**Stated problem**
Look for the string "this" in the lines and copy each line that has it.

(Stored dataset items)
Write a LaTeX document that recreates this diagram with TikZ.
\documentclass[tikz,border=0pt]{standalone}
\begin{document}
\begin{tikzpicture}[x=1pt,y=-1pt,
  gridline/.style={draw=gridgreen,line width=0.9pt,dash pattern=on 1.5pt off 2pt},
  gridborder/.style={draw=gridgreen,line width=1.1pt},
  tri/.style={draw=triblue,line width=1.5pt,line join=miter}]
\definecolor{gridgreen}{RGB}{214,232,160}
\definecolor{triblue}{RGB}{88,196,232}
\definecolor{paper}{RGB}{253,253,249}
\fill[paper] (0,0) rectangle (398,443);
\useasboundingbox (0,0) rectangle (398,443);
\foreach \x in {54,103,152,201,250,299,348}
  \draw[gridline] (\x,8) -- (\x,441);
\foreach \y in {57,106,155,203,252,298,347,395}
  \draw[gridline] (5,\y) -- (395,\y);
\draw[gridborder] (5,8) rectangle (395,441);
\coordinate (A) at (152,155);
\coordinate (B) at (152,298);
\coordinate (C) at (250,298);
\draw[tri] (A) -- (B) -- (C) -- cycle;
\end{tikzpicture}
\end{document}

...

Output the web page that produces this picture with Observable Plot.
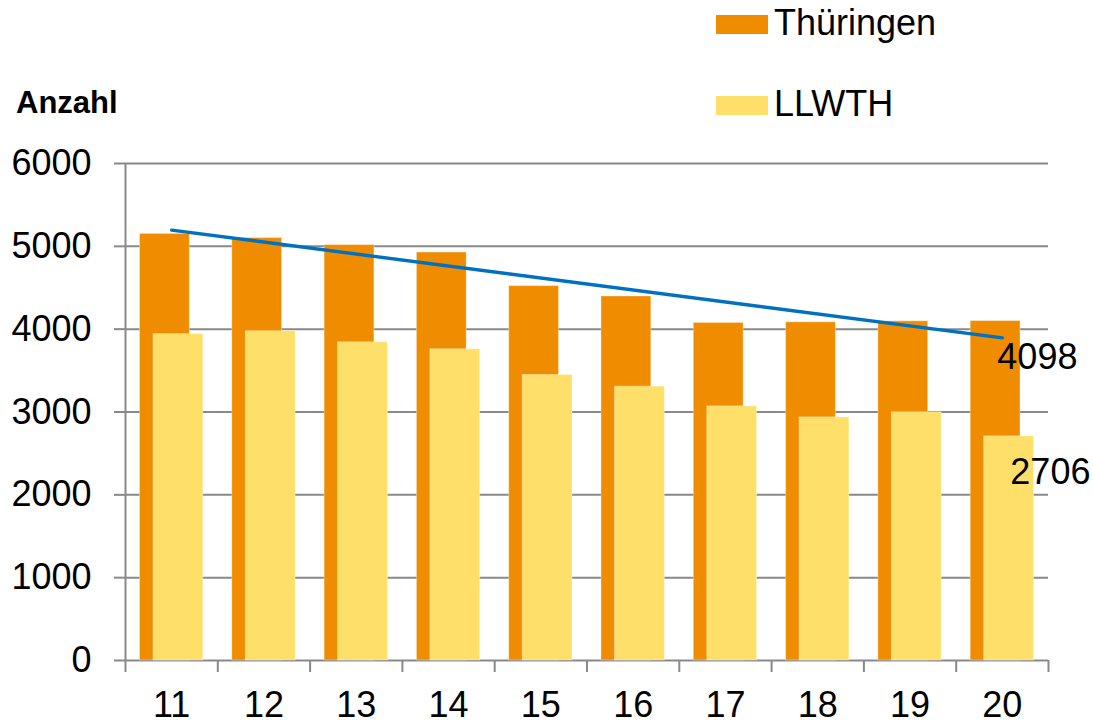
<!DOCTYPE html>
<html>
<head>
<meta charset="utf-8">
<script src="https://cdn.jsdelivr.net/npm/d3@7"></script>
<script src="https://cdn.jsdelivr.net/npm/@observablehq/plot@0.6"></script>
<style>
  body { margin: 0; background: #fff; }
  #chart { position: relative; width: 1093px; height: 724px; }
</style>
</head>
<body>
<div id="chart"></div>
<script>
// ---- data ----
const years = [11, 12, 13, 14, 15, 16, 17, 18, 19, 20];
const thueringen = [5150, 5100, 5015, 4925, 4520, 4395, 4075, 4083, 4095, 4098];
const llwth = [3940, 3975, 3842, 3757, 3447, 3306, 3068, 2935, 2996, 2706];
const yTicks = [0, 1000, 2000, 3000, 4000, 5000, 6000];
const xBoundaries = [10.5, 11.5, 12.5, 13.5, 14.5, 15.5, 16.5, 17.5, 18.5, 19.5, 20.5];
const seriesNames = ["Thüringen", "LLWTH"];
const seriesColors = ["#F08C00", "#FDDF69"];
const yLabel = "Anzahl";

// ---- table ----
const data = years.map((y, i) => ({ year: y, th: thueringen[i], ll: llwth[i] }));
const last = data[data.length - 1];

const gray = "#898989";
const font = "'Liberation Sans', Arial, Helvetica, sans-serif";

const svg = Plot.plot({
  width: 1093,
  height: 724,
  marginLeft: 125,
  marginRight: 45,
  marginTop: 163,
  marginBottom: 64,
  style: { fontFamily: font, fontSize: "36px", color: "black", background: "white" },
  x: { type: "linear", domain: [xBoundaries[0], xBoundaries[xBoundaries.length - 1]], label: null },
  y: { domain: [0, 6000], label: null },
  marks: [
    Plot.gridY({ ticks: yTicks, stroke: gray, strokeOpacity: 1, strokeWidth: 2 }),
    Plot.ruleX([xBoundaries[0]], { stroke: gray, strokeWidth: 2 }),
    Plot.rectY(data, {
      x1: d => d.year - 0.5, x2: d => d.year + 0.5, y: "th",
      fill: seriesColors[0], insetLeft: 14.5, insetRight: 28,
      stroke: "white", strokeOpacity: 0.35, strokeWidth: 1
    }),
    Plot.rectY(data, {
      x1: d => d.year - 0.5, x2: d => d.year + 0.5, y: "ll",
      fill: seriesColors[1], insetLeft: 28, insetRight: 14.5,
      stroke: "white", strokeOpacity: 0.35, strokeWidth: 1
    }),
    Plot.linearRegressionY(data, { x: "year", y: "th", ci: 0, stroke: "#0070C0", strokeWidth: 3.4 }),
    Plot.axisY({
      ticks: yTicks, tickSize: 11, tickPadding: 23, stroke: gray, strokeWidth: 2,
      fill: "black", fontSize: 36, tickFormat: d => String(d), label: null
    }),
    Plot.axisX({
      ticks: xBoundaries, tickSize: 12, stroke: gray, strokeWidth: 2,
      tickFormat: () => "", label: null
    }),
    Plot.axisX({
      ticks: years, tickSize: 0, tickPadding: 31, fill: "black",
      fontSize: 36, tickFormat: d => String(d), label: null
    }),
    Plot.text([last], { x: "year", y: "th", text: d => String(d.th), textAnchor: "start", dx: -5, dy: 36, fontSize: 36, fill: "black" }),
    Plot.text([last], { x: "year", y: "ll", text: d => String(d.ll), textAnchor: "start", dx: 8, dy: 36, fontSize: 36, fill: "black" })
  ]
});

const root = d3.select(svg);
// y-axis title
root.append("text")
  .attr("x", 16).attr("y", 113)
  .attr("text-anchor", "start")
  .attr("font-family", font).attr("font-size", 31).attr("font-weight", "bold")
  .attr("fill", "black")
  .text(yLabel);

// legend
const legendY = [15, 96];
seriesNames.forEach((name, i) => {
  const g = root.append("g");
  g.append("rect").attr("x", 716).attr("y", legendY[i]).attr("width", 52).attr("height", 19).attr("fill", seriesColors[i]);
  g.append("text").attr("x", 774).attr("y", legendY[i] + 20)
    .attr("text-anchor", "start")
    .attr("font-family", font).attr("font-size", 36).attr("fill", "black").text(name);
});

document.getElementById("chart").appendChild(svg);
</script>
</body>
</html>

**Worked solution**
Write a LaTeX document that recreates this diagram with TikZ.
Output the web page that produces this picture with Observable Plot.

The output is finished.